## Goal
Repeat the lines below exactly as they appear, but leave out the images.

## Given information
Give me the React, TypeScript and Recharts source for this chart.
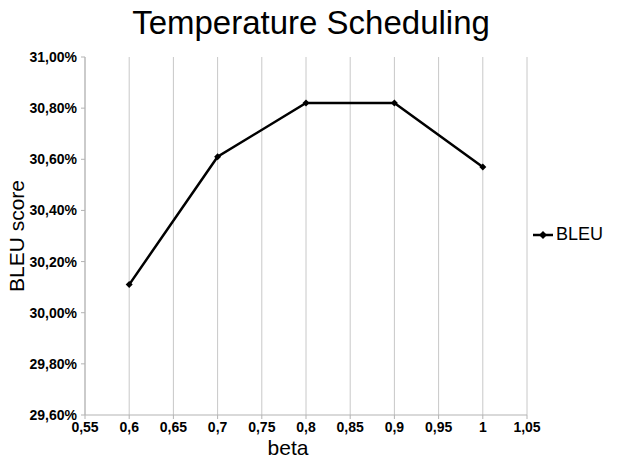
import React from 'react';
import { LineChart, Line, XAxis, YAxis, CartesianGrid, Legend, Label } from 'recharts';

const betas = [0.6, 0.7, 0.8, 0.9, 1.0];
const bleu = [30.11, 30.61, 30.82, 30.82, 30.57];
const xTicks = [0.55, 0.6, 0.65, 0.7, 0.75, 0.8, 0.85, 0.9, 0.95, 1.0, 1.05];
const yTicks = [29.6, 29.8, 30.0, 30.2, 30.4, 30.6, 30.8, 31.0];

const data = betas.map((b, i) => ({ beta: b, BLEU: bleu[i] }));

const font = '"Liberation Sans", Arial, sans-serif';
const gridColor = '#c8c8c8';

const fmtX = (v: number) => String(Math.round(v * 100) / 100).replace('.', ',');
const fmtY = (v: number) => v.toFixed(2).replace('.', ',') + '%';

const Diamond = (props: any) => {
  const { cx, cy } = props;
  if (cx == null || cy == null) return null;
  const r = 3.5;
  return <path d={`M${cx},${cy - r}L${cx + r},${cy}L${cx},${cy + r}L${cx - r},${cy}Z`} fill="#000" />;
};

const LegendContent = () => (
  <div style={{ display: 'flex', alignItems: 'center', fontFamily: font, fontSize: 18, color: '#000' }}>
    <svg width={22} height={12} style={{ marginRight: 2 }}>
      <line x1={1} y1={6} x2={21} y2={6} stroke="#000" strokeWidth={2.5} />
      <path d="M11,2L15,6L11,10L7,6Z" fill="#000" />
    </svg>
    <span>BLEU</span>
  </div>
);

export default function App() {
  return (
    <div style={{ position: 'absolute', left: 0, top: 0, width: 641, height: 459, background: '#fff' }}>
      <div
        style={{
          position: 'absolute',
          left: 0,
          top: 4,
          width: 622,
          textAlign: 'center',
          fontFamily: font,
          fontSize: 33,
          color: '#000',
        }}
      >
        Temperature Scheduling
      </div>
      <LineChart width={641} height={459} data={data} margin={{ top: 57, right: 114, bottom: 0, left: 0 }}>
        <CartesianGrid horizontal={false} stroke={gridColor} strokeWidth={1} />
        <XAxis
          dataKey="beta"
          type="number"
          domain={[0.55, 1.05]}
          ticks={xTicks}
          tickFormatter={fmtX}
          interval={0}
          height={44}
          tickSize={4}
          tickMargin={3}
          stroke="#b3b3b3"
          tick={{ fill: '#000', fontFamily: font, fontSize: 14, fontWeight: 'bold' }}
        >
          <Label value="beta" position="insideBottom" offset={4} dx={-18} style={{ fontFamily: font, fontSize: 21, fill: '#000' }} />
        </XAxis>
        <YAxis
          type="number"
          domain={[29.6, 31.0]}
          ticks={yTicks}
          tickFormatter={fmtY}
          interval={0}
          width={85}
          tickSize={4}
          tickMargin={4}
          stroke="#b3b3b3"
          tick={{ fill: '#000', fontFamily: font, fontSize: 14, fontWeight: 'bold' }}
        >
          <Label
            value="BLEU score"
            angle={-90}
            position="insideLeft"
            offset={17}
            style={{ fontFamily: font, fontSize: 21, fill: '#000', textAnchor: 'middle' }}
          />
        </YAxis>
        <Legend
          layout="vertical"
          align="center"
          verticalAlign="middle"
          content={<LegendContent />}
          wrapperStyle={{ left: 532, top: 224, width: 100 }}
        />
        <Line
          type="linear"
          dataKey="BLEU"
          stroke="#000"
          strokeWidth={2.5}
          dot={<Diamond />}
          activeDot={false}
          isAnimationActive={false}
        />
      </LineChart>
    </div>
  );
}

## Problem solution
Give me the React, TypeScript and Recharts source for this chart.
import React from 'react';
import { LineChart, Line, XAxis, YAxis, CartesianGrid, Legend, Label } from 'recharts';

const betas = [0.6, 0.7, 0.8, 0.9, 1.0];
const bleu = [30.11, 30.61, 30.82, 30.82, 30.57];
const xTicks = [0.55, 0.6, 0.65, 0.7, 0.75, 0.8, 0.85, 0.9, 0.95, 1.0, 1.05];
const yTicks = [29.6, 29.8, 30.0, 30.2, 30.4, 30.6, 30.8, 31.0];

const data = betas.map((b, i) => ({ beta: b, BLEU: bleu[i] }));

const font = '"Liberation Sans", Arial, sans-serif';
const gridColor = '#c8c8c8';

const fmtX = (v: number) => String(Math.round(v * 100) / 100).replace('.', ',');
const fmtY = (v: number) => v.toFixed(2).replace('.', ',') + '%';

const Diamond = (props: any) => {
  const { cx, cy } = props;
  if (cx == null || cy == null) return null;
  const r = 3.5;
  return <path d={`M${cx},${cy - r}L${cx + r},${cy}L${cx},${cy + r}L${cx - r},${cy}Z`} fill="#000" />;
};

const LegendContent = () => (
  <div style={{ display: 'flex', alignItems: 'center', fontFamily: font, fontSize: 18, color: '#000' }}>
    <svg width={22} height={12} style={{ marginRight: 2 }}>
      <line x1={1} y1={6} x2={21} y2={6} stroke="#000" strokeWidth={2.5} />
      <path d="M11,2L15,6L11,10L7,6Z" fill="#000" />
    </svg>
    <span>BLEU</span>
  </div>
);

export default function App() {
  return (
    <div style={{ position: 'absolute', left: 0, top: 0, width: 641, height: 459, background: '#fff' }}>
      <div
        style={{
          position: 'absolute',
          left: 0,
          top: 4,
          width: 622,
          textAlign: 'center',
          fontFamily: font,
          fontSize: 33,
          color: '#000',
        }}
      >
        Temperature Scheduling
      </div>
      <LineChart width={641} height={459} data={data} margin={{ top: 57, right: 114, bottom: 0, left: 0 }}>
        <CartesianGrid horizontal={false} stroke={gridColor} strokeWidth={1} />
        <XAxis
          dataKey="beta"
          type="number"
          domain={[0.55, 1.05]}
          ticks={xTicks}
          tickFormatter={fmtX}
          interval={0}
          height={44}
          tickSize={4}
          tickMargin={3}
          stroke="#b3b3b3"
          tick={{ fill: '#000', fontFamily: font, fontSize: 14, fontWeight: 'bold' }}
        >
          <Label value="beta" position="insideBottom" offset={4} dx={-18} style={{ fontFamily: font, fontSize: 21, fill: '#000' }} />
        </XAxis>
        <YAxis
          type="number"
          domain={[29.6, 31.0]}
          ticks={yTicks}
          tickFormatter={fmtY}
          interval={0}
          width={85}
          tickSize={4}
          tickMargin={4}
          stroke="#b3b3b3"
          tick={{ fill: '#000', fontFamily: font, fontSize: 14, fontWeight: 'bold' }}
        >
          <Label
            value="BLEU score"
            angle={-90}
            position="insideLeft"
            offset={17}
            style={{ fontFamily: font, fontSize: 21, fill: '#000', textAnchor: 'middle' }}
          />
        </YAxis>
        <Legend
          layout="vertical"
          align="center"
          verticalAlign="middle"
          content={<LegendContent />}
          wrapperStyle={{ left: 532, top: 224, width: 100 }}
        />
        <Line
          type="linear"
          dataKey="BLEU"
          stroke="#000"
          strokeWidth={2.5}
          dot={<Diamond />}
          activeDot={false}
          isAnimationActive={false}
        />
      </LineChart>
    </div>
  );
}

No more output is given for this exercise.